Baker v. Kaplan

Decision Date14 January 1949
Docket NumberNo. A-40.,A-40.
Citation63 A.2d 279
PartiesBAKER v. KAPLAN et al.
CourtNew Jersey Superior Court

OPINION TEXT STARTS HERE

Syllabus by the Court.

1. In view of defendants' testimony that they did not see nor hear the dog killed by their alleged negligence, nor did they feel any jolt or bump when the truck passed over it, a factual issue of negligence was raised.

2. Under the circumstances prevailing at the time of this accident, the court below could, as it apparently did, justifiably infer that the operator of defendants' truck did not exercise the requisite degree of care in the operation of his vehicle.

Appeal from District Court, First Judicial District, Middlesex County; George R. Morrison, Judge.

Action by Raymond L. Baker against Max Kaplan and another for the death of plaintiff's hunting dog allegedly caused by negligence of defendants. From a judgment for plaintiff, defendants appeal.

Judgment affirmed.

Before JACOBS, Senior Judge, and EASTWOOD and BIGELOW, JJ.

Henry C. Berg, of New Brunswick, for plaintiff-respondent.

Cox & Walburg, of Newark (Harry E. Walburg, of Newark, of counsel), for defendants-appellants.

EASTWOOD, Judge.

Defendants seek reversal of an adverse judgment of the First Judicial District Court of the County of Middlesex, sitting without a jury, in the sum of $200 damages for the death of plaintiff's hunting dog, allegedly caused by the negligence of the defendants. We do not find any merit in appellants' grounds of appeal.
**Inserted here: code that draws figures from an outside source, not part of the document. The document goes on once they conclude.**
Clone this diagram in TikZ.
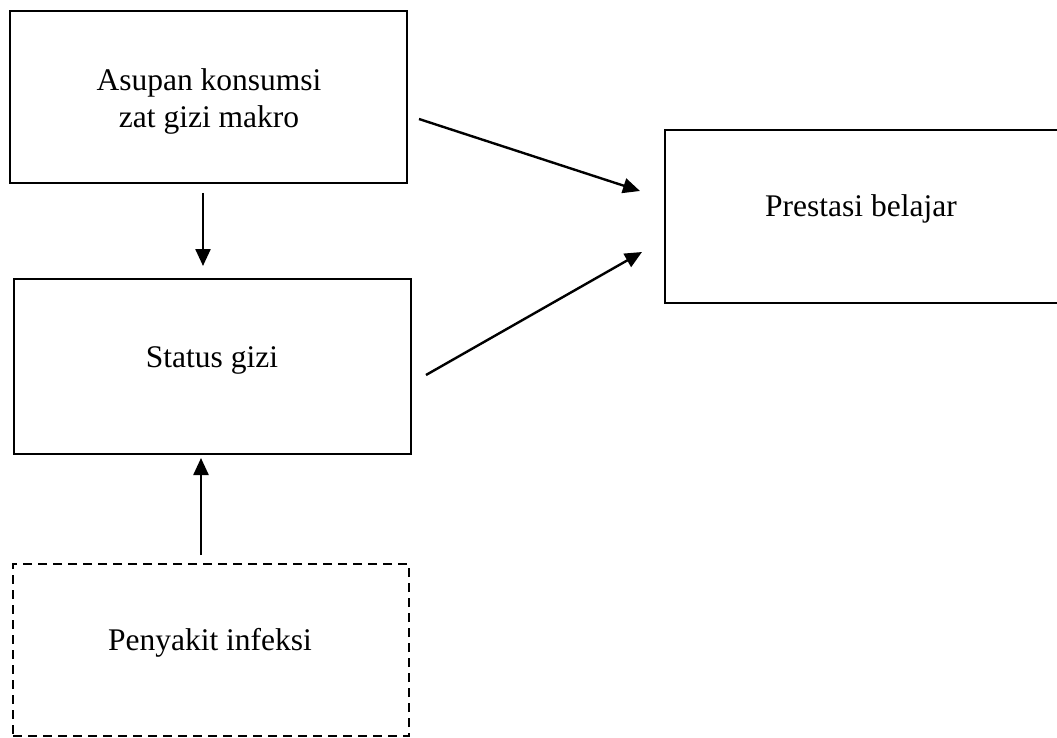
\documentclass[tikz,border=0pt]{standalone}
\usepackage{fontspec}
\setmainfont{Liberation Serif}
\usetikzlibrary{arrows.meta,calc}
\begin{document}
\begin{tikzpicture}[x=1pt,y=-1pt,
  box/.style={draw=black,line width=2.4pt,inner sep=0pt,outer sep=0pt},
  dbox/.style={box,dash pattern=on 9pt off 6pt},
  lbl/.style={inner sep=0pt,anchor=base,font=\fontsize{31.5}{37}\selectfont,align=center},
  arr/.style={line width=2.4pt,-{Triangle[length=17pt,width=15pt]}}]
\useasboundingbox (0,0) rectangle (1057,738);
\node[box,minimum width=397pt,minimum height=172pt] (A) at (208.5,97) {};
\node[box,minimum width=397pt,minimum height=175pt] (S) at (212.5,366.5) {};
\node[dbox,minimum width=396pt,minimum height=172pt] (P) at (211,650) {};
\node[box,minimum width=400pt,minimum height=173pt] (B) at (865,216.5) {};
\node[lbl] (tA1) at (209,91) {Asupan konsumsi};
\node[lbl] (tA2) at (209,128) {zat gizi makro};
\node[lbl] (tS) at (212,367) {Status gizi};
\node[lbl] (tP) at (210,650) {Penyakit infeksi};
\node[lbl] (tB) at (861,217) {Prestasi belajar};
\draw[arr] ($(A.south)+(-5.5,10)$) -- ($(S.north)+(-9.5,-13)$);
\draw[arr] ($(P.north)+(-10,-9)$) -- ($(S.south)+(-11.5,4)$);
\draw[arr] ($(A.east)+(12,22)$) -- ($(B.west)+(-25,-25.5)$);
\draw[arr] ($(S.east)+(15,8.5)$) -- ($(B.west)+(-23,35.5)$);
\end{tikzpicture}
\end{document}
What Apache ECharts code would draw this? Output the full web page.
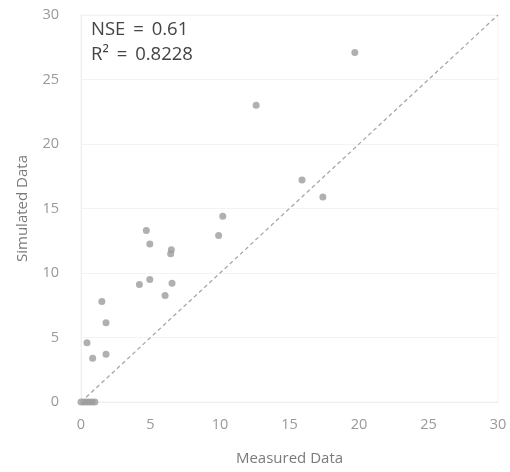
<!DOCTYPE html>
<html><head><meta charset="utf-8">
<script src="https://cdn.jsdelivr.net/npm/echarts@6/dist/echarts.min.js"></script>
<style>html,body{margin:0;padding:0;background:#fff}#c{width:510px;height:472px}</style>
</head><body><div id="c"></div>
<script>
const measured = [19.7, 12.6, 15.9, 17.4, 10.2, 4.7, 9.9, 4.95, 6.5, 6.45, 4.95, 4.2, 6.55, 6.05, 1.5, 1.8, 0.43, 0.84, 1.8, 0.0, 0.2, 0.4, 0.6, 0.8, 1.0];
const simulated = [27.1, 23.0, 17.2, 15.9, 14.4, 13.3, 12.9, 12.25, 11.8, 11.5, 9.5, 9.1, 9.2, 8.25, 7.8, 6.15, 4.6, 3.4, 3.7, 0.0, 0.0, 0.0, 0.0, 0.0, 0.0];
const axisTicks = [0, 5, 10, 15, 20, 25, 30];
const oneToOne = [[0, 0], [30, 30]];
const statsText = ['NSE \u2009=\u2009 0.61', 'R\u00B2 \u2009=\u2009 0.8228'];

const pts = measured.map((m, i) => [m, simulated[i]]);
const font = 'Open Sans';
const chart = echarts.init(document.getElementById('c'));
chart.setOption({
  animation: false,
  grid: { left: 81, right: 12, top: 15, bottom: 70, show: true, borderColor: '#f3f3f3', borderWidth: 1 },
  xAxis: {
    type: 'value', min: axisTicks[0], max: axisTicks[axisTicks.length - 1], interval: 5,
    name: 'Measured Data', nameLocation: 'middle', nameGap: 49,
    nameTextStyle: { color: '#7a7a7a', fontSize: 15, fontFamily: font },
    axisLine: { show: true, lineStyle: { color: '#eeeeee' } },
    axisTick: { show: false },
    axisLabel: { color: '#999', fontSize: 14.5, fontFamily: font, margin: 15 },
    splitLine: { show: false }
  },
  yAxis: {
    type: 'value', min: axisTicks[0], max: axisTicks[axisTicks.length - 1], interval: 5,
    name: 'Simulated Data', nameLocation: 'middle', nameGap: 51,
    nameTextStyle: { color: '#7a7a7a', fontSize: 15, fontFamily: font },
    axisLine: { show: true, lineStyle: { color: '#eeeeee' } },
    axisTick: { show: false },
    axisLabel: { color: '#999', fontSize: 14.5, fontFamily: font, margin: 22 },
    splitLine: { show: true, lineStyle: { color: '#f3f3f3' } }
  },
  series: [
    {
      type: 'line', data: oneToOne, symbol: 'none', silent: true,
      lineStyle: { color: '#a8a8a8', width: 1.3, type: [4, 3] }
    },
    {
      type: 'scatter', data: pts, symbolSize: 7,
      itemStyle: { color: '#9c9c9c' }
    }
  ],
  graphic: [
    { type: 'text', left: 91, top: 20, style: { text: statsText[0], fill: '#444', font: '18.5px "Open Sans"' } },
    { type: 'text', left: 91, top: 45, style: { text: statsText[1], fill: '#444', font: '18.5px "Open Sans"' } }
  ]
});
</script></body></html>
The pertinent facts are: On the evening of April 11, 1945, defendants drove their truck, equipped with dual wheels, upon plaintiff's farm premises for the purpose of removing two cows which they had purchased earlier that day. The truck was owned by defendant, Max Kaplan, who was accompanied by his son, Harry Kaplan, the latter of whom was operating it. Defendants drove their truck to plaintiff's barn by way of a semicircular driveway, six feet in width, to get one of the cows. At the time it was dark and it was during this trip that they allegedly ran over and killed plaintiff's dog. The dog was tied by a chain to a dog house fifteen feet back from said driveway, the chain being fifteen to twenty-four feet in length. Defendants did not see nor hear the dog and did not know that such an accident had occurred, although the truck was only travelling five to seven miles per hour and its headlights were lit. They had been going upon plaintiff's premises to purchase cattle for approximately fifteen years, and knew of the presence of a dog on the premises but denied that they knew the whereabouts of the dog in question. There was no eyewitness to the accident. The dog's body lay in the driveway or road when the brother of the plaintiff found it about a half hour after the defendants had left. He testified that he knew the dog was alive when defendants came upon the premises to remove the two cows they had previously purchased, having heard it barking and jumping; that a short time after they left he saw the dog lying in the road over which the truck had passed and upon examination discovered that it had been killed; that the...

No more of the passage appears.